Ryan’s budget plan, A Roadmap for America’s Future, bears out The New Republic’s Leon Wieseltier observation that “the ideal of self-reliance in America has always been attended by a corollary of indifference to others, or nastiness.” The plan’s preamble is haltingly Galtesque: “Dependency drains individual character, which in turn weakens American Society. The process suffocates individual initiative and transforms self-reliance into a vice and government dependency into a virtue.”
To combat parasitic moocherism, the Roadmap slashes Medicaid and food stamps and turns Medicare into a voucher, while simultaneously cutting taxes for large corporations and the wealthy, or the “job creators” in conservative argot. The Washington Post’s Matt Miller points out that the plan would add $62 trillion to the national debt before balancing the budget in a half century. If the legislation sounds catastrophically misguided and immoral in the extreme, it’s only because you’re a wastrel. Read Ayn Rand. And get a job!
The Roadmap may be many things but original it’s not. The powerful few have embraced a feudal-like ethos to justify exploiting the powerless many from time immemorial. Ryan’s Rand-inspired legislation merely gussies up the haves common disdain for the unwashed masses. Nothing new there.
On the other side of the struggle for social justice are those of good conscience, and perhaps nobody better personifies moral righteousness than Jesus Christ, a proto-communist who, according to the Bible, died fighting the Randian worldview exalting cupidity. Jesus’ gospel remains strikingly revolutionary to this day. In Mathew 19:24, he says, “It is easier for a camel to go through the eye of a needle, than for a rich man to enter into the kingdom of God.” Throughout the Gospels, he preaches the importance of loving thy neighbor and caring for the less fortunate, a message repeated throughout the New Testament.
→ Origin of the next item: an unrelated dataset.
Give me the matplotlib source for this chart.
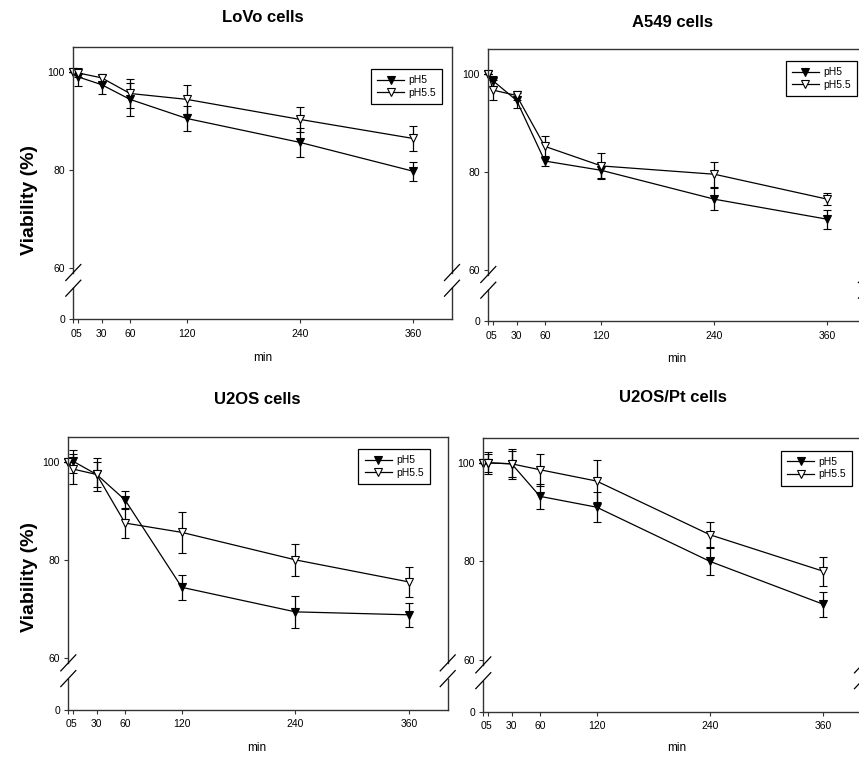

Liberal Christian author and theologian Jim Wallis notes that the Bible contains 2,500 verses about the poor.
John Galt would not approve of Jesus’ communitarian message. Yet somehow the Rand-loving Ryan, a practicing Catholic who participates in a weekly prayer group on Capitol Hill and flies home on Thursday nights so he can take his children to their Catholic school the following morning, reveres the Bible.
This paradox isn’t limited to Ryan, but rather is a microcosm of the peculiar amalgamation of laissez-faire fundamentalists and evangelical Christians that inhabit the same GOP tent. Of course, the market Jihadis, who generally hold the reigns of power in the Republican Party, tend to ignore the evangelicals, while the evangelicals tend to ignore Jesus’ teachings, but it’s a messy arrangement nevertheless.
But who says that consistency is all that important anyway? Ayn Rand collected Social Security and Medicare benefits while Christ was supposedly born of a virgin. Seen in this light, Paul Ryan isn’t unusually ass-backwards; he’s about average for a Republican. What, then, is one to do? For those with a high tolerance for gobsmacking inconsistency, do as Atlas does according to one of Rand’s characters, just shrug. The rest should vote Democratic.